- GOAL -
Below, locate the line that contains "Write a component". Repeat exactly from that line to the line that contains "import * as", inclusive, leaving out the pictures.

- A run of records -

╔══

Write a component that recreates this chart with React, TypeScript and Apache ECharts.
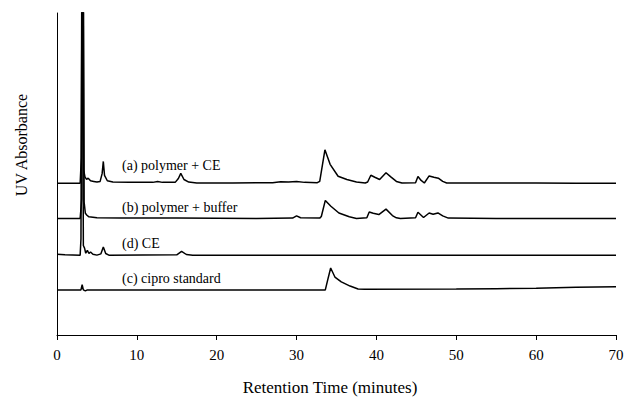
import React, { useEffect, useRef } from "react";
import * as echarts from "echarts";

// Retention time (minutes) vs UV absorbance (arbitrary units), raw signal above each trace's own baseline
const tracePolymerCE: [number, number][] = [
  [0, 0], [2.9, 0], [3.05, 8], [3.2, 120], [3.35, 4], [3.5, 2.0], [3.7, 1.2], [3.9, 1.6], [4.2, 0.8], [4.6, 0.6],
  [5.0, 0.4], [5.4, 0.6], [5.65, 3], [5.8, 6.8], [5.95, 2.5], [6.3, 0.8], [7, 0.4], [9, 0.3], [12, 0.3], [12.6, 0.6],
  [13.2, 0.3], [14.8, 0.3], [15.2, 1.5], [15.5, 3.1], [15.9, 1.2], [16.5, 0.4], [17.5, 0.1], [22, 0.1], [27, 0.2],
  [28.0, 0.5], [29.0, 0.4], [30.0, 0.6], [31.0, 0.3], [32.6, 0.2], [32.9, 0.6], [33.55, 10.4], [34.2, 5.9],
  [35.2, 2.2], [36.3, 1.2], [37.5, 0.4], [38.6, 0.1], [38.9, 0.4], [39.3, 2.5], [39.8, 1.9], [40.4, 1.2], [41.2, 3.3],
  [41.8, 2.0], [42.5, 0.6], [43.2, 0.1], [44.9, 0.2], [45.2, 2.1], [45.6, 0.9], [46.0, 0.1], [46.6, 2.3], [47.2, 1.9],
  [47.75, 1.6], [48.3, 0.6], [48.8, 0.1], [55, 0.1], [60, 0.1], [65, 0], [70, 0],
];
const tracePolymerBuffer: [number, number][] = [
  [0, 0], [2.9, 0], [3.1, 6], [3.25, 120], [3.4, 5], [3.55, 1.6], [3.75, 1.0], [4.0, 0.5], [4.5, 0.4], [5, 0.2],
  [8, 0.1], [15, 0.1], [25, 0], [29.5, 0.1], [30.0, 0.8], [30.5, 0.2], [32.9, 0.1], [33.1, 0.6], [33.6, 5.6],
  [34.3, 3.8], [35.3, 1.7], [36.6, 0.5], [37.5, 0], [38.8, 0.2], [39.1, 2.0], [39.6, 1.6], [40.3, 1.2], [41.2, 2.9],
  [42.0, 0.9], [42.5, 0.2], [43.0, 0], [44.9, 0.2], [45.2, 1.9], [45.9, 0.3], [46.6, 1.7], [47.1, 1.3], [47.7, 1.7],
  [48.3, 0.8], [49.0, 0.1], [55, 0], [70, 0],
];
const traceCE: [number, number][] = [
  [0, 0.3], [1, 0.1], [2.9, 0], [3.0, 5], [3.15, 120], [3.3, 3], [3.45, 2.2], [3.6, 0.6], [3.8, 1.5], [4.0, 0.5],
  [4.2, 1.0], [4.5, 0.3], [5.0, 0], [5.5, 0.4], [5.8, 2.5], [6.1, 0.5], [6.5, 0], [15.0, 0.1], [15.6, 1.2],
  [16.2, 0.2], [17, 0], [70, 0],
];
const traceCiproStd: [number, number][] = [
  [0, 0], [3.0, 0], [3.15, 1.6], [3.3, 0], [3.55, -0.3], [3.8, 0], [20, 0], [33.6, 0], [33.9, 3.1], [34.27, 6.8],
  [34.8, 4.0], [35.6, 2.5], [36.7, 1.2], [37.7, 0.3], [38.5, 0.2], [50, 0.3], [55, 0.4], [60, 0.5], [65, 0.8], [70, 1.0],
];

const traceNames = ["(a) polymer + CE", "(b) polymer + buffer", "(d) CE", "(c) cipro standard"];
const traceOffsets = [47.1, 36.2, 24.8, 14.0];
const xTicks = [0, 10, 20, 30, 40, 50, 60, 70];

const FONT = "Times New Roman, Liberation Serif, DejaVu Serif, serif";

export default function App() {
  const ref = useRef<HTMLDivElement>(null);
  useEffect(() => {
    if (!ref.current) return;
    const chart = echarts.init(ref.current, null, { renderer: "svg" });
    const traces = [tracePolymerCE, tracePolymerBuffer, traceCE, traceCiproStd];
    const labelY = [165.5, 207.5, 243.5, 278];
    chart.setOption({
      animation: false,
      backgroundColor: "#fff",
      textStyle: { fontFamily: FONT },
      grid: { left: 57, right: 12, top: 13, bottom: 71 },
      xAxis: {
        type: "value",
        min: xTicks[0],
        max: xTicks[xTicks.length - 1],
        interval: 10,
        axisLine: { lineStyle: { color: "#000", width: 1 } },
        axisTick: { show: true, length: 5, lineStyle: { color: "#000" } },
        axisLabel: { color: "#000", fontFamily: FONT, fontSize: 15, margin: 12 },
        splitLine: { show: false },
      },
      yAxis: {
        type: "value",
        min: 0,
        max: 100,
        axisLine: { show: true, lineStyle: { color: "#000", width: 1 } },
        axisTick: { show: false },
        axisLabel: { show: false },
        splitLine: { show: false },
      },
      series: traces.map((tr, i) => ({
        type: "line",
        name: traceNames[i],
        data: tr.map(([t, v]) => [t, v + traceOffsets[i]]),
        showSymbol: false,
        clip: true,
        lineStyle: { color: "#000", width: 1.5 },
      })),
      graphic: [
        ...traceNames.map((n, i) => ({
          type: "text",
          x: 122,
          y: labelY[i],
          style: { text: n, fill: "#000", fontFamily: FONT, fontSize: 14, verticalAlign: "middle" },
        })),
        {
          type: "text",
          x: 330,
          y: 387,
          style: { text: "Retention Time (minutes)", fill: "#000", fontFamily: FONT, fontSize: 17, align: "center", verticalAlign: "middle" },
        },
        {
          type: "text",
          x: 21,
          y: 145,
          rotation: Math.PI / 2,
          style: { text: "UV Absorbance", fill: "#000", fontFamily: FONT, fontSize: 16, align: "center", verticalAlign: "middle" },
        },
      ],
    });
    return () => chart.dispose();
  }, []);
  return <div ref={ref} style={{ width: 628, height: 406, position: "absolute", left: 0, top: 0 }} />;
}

╚══
╔══

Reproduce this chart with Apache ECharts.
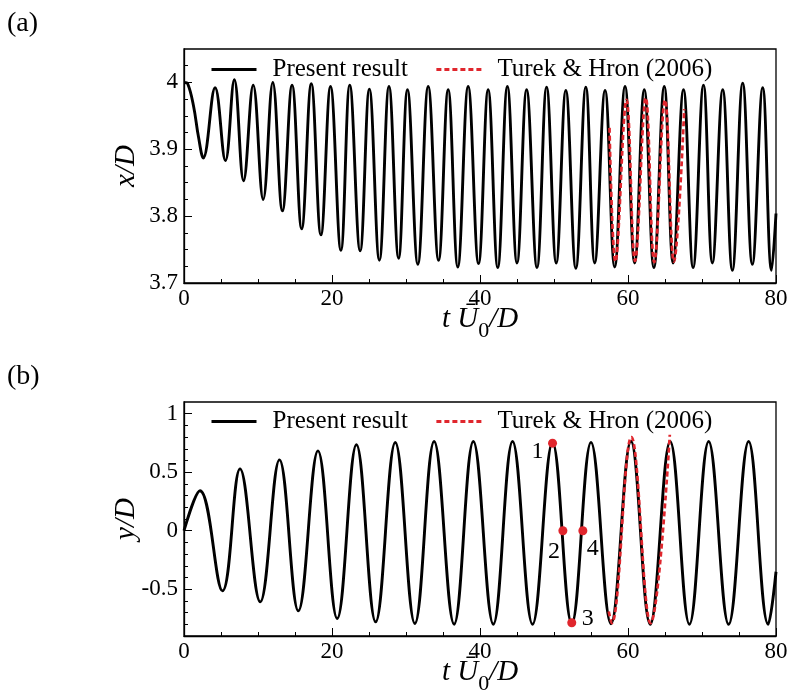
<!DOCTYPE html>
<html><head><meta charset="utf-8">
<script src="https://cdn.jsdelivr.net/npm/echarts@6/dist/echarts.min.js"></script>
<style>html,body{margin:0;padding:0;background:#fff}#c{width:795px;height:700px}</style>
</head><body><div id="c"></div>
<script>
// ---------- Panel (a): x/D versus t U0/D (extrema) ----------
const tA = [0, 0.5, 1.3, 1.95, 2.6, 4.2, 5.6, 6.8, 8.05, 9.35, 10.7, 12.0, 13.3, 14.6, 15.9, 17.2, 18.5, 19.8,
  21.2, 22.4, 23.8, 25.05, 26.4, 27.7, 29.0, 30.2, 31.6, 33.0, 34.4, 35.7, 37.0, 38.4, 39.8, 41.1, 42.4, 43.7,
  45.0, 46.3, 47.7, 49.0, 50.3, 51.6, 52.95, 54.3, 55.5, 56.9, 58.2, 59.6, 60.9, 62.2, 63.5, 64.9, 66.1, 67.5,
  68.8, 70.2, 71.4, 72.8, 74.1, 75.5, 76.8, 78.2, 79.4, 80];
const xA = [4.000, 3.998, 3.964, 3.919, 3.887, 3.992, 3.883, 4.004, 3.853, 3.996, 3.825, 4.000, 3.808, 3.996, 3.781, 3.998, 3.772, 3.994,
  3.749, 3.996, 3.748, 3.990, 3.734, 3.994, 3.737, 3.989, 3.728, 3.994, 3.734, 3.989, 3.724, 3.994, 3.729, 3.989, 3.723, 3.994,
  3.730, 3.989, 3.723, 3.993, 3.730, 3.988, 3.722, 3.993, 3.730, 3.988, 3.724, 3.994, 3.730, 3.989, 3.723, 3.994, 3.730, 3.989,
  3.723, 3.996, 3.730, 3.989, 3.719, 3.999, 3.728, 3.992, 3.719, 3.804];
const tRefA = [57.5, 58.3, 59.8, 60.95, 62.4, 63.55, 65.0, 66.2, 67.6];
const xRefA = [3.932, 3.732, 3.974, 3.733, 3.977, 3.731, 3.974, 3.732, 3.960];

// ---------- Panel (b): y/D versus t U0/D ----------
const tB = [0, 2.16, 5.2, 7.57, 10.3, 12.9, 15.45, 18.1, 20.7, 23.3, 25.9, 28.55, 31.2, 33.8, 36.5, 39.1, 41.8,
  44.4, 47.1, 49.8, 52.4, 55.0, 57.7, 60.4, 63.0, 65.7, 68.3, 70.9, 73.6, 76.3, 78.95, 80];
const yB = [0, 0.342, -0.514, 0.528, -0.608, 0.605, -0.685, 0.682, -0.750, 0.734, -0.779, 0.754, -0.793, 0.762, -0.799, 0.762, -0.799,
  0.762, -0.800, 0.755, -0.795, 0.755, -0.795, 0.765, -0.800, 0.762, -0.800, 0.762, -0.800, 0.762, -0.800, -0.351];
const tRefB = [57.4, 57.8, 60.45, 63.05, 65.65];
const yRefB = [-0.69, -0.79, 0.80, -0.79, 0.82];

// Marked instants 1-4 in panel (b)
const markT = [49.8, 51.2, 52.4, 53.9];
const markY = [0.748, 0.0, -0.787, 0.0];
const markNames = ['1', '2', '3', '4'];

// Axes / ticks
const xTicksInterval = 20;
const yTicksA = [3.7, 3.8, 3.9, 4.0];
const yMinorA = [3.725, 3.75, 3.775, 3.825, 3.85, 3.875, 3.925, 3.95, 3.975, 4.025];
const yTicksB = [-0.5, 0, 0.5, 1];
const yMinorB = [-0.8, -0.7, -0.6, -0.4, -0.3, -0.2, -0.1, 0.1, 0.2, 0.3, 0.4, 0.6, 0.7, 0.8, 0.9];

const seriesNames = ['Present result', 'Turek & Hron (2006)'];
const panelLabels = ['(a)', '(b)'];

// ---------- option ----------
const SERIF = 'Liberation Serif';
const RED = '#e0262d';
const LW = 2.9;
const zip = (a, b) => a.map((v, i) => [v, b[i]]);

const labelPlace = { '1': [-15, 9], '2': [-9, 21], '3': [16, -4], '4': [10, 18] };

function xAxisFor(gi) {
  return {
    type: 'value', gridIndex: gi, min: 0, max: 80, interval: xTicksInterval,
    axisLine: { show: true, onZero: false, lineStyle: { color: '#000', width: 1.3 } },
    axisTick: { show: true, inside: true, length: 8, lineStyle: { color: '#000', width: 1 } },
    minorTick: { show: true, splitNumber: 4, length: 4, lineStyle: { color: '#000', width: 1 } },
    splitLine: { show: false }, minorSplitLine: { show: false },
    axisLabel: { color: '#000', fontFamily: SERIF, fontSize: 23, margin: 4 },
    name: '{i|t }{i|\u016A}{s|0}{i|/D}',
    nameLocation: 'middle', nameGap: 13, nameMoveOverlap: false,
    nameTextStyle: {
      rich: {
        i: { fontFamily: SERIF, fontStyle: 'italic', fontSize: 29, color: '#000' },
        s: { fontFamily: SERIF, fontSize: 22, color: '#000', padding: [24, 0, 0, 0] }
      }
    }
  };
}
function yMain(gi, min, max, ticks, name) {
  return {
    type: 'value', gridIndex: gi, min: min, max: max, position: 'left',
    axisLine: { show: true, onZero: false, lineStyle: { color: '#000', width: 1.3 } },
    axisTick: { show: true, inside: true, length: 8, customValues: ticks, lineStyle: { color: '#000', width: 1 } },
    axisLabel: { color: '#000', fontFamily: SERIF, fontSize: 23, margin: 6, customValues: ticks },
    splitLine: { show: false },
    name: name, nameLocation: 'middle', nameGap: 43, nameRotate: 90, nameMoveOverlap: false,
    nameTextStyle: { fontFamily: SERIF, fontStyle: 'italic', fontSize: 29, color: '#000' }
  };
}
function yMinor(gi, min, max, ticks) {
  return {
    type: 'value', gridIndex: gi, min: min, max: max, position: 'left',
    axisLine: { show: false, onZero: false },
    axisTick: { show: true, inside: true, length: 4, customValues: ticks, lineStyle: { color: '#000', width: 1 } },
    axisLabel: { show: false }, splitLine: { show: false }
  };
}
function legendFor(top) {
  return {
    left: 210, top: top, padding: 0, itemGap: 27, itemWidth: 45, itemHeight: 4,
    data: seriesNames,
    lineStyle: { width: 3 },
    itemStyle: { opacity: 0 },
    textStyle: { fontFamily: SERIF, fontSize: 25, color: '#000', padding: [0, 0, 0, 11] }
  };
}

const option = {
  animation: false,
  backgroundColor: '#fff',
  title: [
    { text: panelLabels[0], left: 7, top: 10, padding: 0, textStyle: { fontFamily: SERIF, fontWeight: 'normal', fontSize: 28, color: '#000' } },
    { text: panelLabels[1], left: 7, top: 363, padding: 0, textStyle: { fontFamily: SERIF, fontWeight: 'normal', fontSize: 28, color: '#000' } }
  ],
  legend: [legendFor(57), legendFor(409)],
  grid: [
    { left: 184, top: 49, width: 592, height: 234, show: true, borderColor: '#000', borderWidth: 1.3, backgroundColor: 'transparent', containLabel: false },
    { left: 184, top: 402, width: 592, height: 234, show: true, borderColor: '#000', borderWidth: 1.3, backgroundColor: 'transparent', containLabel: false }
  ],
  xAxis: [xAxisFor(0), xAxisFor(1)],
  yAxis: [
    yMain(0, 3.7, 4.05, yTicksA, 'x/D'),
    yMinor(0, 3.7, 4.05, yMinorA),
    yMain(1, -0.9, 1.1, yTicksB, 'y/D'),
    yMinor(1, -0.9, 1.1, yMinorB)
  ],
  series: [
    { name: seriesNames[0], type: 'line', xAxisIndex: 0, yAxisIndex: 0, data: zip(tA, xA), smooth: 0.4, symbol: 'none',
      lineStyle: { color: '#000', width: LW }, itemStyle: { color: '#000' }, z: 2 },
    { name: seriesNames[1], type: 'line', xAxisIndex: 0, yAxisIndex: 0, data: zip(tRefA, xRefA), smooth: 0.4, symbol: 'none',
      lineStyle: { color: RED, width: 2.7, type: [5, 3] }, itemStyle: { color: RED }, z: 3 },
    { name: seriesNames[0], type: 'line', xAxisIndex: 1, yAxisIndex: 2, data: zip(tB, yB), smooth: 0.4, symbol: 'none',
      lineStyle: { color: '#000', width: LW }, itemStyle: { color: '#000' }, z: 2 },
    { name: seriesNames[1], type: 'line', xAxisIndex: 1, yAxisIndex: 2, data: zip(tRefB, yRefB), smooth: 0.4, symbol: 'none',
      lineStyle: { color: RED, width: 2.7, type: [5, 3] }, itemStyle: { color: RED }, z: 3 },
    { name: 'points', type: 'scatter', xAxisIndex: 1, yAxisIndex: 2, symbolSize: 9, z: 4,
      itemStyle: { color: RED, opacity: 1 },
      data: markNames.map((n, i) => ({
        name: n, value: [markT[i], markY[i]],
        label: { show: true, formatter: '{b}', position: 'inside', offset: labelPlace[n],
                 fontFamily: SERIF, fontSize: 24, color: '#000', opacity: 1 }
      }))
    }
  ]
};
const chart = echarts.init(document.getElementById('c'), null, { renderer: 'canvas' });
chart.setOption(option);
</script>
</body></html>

╚══

- TASK ANSWER -
Write a component that recreates this chart with React, TypeScript and Apache ECharts.
import React, { useEffect, useRef } from "react";
import * as echarts from "echarts";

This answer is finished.